In the above, we see multiple WINDOW_UPDATE frames, each of them contain a window size increment of 8MB, which is the default advertised window for Cowboy. We also see that nghttp(1) subsequently fills that window, until waiting for a new WINDOW_UPDATE frame.

The parenthesized ellipsis in the middle of the snippet is a placeholder for roughly 480 DATA frames, that have been left out for brevity concerns.

Reporting Our Findings to AWS

Considering that the ALB product was announced on August 11, 2016 we figured that we couldn’t have been the first to experience this issue. However, when trawling search results we kept coming up empty handed. Upon reaching out to our AWS Account Manager, we were informed that for Amazon to respond to our inquiry, we would have to upgrade to AWS Premium Support. We chose to do so with the expectancy that our support case would be handled in a swift and — at the very least — courteous fashion.

On January 17, 2018, we submitted a report detailing our findings to AWS Premium Support. After a bit of correspondence back and forth — mostly to provide AWS with additional packet captures and traces — we were told on January 24, 2018 that AWS was investigating the issue, that they would update us with their findings, and that they appreciated our patience. And that was the last we heard.

Aftermath

Since reporting our issue in late January, Amazon has made new releases of their SDKs for Go and JavaScript among others. Among the additions in these releases is the ability to toggle a boolean attribute for Application Load Balancers named routing.http2.enabled , as evident from the following GitHub diffs:

AWS Go SDK release v1.13.3
AWS JavaScript SDK release v2.201.0

The documentation for the AWS Command Line Interface also mentions this attribute , but I have not been able to see when this attribute was added.

We were not notified of this, which we find rather strange. Disabling the HTTP/2 support of an ALB is a workaround that allows us to make use of the ALB after all. As a consequence of not being kept up to date, it was decided to cancel our Premium Support subscription.

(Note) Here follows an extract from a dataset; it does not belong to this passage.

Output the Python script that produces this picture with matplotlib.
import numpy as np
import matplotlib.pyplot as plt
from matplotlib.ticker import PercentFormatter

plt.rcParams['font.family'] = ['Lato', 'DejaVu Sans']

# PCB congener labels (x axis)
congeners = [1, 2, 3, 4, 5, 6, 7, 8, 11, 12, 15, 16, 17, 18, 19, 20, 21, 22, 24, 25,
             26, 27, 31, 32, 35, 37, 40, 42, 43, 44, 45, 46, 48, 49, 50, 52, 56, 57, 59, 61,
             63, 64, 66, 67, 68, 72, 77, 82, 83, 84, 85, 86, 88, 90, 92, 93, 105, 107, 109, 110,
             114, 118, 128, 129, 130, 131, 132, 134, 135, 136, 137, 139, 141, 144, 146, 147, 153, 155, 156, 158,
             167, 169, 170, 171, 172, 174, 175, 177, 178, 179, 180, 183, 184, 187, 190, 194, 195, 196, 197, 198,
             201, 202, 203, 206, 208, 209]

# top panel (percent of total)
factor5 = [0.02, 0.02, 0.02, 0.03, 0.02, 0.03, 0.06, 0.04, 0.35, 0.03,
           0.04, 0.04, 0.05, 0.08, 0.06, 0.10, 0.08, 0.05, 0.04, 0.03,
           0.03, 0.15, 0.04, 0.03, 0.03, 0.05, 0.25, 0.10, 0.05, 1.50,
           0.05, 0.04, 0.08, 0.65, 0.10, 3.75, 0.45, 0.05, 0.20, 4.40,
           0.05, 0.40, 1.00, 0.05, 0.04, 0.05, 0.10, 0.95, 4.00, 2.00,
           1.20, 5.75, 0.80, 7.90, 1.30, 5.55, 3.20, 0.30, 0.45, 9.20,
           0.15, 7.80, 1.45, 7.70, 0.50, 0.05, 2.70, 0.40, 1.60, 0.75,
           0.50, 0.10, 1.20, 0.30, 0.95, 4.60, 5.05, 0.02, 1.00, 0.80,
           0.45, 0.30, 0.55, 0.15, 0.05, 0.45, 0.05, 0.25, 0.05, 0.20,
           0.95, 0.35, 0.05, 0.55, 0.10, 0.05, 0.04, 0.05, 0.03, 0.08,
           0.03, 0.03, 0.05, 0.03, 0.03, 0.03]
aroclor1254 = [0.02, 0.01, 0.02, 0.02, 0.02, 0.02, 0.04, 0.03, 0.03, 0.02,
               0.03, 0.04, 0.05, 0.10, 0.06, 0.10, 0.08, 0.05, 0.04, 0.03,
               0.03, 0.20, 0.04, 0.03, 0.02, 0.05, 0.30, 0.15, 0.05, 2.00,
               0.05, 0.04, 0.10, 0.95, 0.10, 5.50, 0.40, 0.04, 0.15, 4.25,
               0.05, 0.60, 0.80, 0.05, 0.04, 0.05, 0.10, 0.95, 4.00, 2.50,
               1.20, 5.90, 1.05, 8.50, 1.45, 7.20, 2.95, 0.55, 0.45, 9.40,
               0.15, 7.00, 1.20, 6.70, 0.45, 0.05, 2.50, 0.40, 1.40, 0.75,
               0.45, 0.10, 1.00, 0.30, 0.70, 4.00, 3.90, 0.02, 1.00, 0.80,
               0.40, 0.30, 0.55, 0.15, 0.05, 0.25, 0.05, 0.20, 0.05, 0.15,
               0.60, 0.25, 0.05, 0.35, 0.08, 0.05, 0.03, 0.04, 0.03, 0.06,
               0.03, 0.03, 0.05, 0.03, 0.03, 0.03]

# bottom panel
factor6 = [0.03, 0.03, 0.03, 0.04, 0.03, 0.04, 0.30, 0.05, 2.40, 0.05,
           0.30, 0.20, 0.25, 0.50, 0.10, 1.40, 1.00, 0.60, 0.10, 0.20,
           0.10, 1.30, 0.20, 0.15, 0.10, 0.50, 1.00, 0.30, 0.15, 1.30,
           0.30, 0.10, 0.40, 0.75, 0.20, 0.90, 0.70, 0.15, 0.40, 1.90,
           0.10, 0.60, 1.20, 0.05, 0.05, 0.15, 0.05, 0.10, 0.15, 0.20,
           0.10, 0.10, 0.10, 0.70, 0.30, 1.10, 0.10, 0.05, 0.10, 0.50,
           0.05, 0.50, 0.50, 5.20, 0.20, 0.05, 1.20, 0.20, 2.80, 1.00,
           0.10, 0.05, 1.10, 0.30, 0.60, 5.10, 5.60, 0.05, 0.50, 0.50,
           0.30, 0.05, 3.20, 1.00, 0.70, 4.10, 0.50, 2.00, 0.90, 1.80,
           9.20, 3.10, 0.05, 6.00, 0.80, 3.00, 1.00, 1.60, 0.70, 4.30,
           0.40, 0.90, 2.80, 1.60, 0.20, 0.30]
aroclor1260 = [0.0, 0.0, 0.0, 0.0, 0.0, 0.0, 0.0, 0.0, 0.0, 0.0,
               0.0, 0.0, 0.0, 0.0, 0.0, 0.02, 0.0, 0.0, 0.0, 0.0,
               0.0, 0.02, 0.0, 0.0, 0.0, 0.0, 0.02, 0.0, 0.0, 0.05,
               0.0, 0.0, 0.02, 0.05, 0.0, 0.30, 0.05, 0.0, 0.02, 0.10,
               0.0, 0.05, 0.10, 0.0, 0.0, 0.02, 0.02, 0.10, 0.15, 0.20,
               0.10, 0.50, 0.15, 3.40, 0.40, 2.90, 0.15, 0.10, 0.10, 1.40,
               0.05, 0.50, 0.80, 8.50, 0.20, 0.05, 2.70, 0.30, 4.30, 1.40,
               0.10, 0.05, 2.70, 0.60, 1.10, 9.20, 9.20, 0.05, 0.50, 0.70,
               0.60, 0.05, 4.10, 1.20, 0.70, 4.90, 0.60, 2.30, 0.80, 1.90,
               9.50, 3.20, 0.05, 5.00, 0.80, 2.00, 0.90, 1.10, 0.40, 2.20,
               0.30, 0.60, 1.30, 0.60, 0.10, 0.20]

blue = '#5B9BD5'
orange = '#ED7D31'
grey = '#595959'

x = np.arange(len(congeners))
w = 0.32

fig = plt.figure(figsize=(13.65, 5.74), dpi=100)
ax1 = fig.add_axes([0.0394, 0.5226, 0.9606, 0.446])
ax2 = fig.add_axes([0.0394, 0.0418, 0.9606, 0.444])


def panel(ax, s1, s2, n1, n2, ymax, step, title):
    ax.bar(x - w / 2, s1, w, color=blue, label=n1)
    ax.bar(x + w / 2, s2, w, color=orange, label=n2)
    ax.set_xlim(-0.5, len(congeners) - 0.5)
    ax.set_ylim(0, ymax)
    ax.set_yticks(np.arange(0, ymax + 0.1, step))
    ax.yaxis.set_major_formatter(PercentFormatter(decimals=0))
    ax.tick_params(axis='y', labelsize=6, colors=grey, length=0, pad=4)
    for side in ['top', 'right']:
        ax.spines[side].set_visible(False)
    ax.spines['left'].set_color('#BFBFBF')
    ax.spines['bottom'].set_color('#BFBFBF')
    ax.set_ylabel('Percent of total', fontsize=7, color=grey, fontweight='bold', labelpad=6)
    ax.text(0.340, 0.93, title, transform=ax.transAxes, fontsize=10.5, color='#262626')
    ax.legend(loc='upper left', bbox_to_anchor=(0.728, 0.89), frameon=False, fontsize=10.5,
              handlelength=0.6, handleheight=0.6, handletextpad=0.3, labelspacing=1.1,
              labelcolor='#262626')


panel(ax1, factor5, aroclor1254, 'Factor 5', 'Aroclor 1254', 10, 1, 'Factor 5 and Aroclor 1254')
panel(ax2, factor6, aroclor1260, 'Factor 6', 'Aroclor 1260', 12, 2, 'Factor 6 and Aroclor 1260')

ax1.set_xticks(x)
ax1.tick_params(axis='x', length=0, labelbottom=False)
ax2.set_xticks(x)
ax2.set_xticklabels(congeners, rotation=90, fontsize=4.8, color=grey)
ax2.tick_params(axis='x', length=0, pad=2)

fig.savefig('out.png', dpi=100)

Since originally reporting the issue, we have experimented further with the ALB, and we have made these additional findings:

The ALB always relays requests to backend targets using HTTP/1.1, whether the backend target is set up with HTTPS. Although the documentation clearly stated that this was the case, we decided to examine this after reading this rather contradictory forum post response .
The WINDOW_UPDATE issue happens regardless of whether the HTTP endpoint is POST or PUT and seemingly regardless of the request content type and other HTTP headers — seemingly as it is quite the task to test all combinations and variations.
Proxying the ALB’s requests to Cowboy through an nginx daemon set up locally on the each of the service’s EC2 instances also had no effect, nor did changing the Server HTTP response header from Cowboy.

We have since then upgraded back from the ELB to the ALB, however with HTTP/2 support disabled.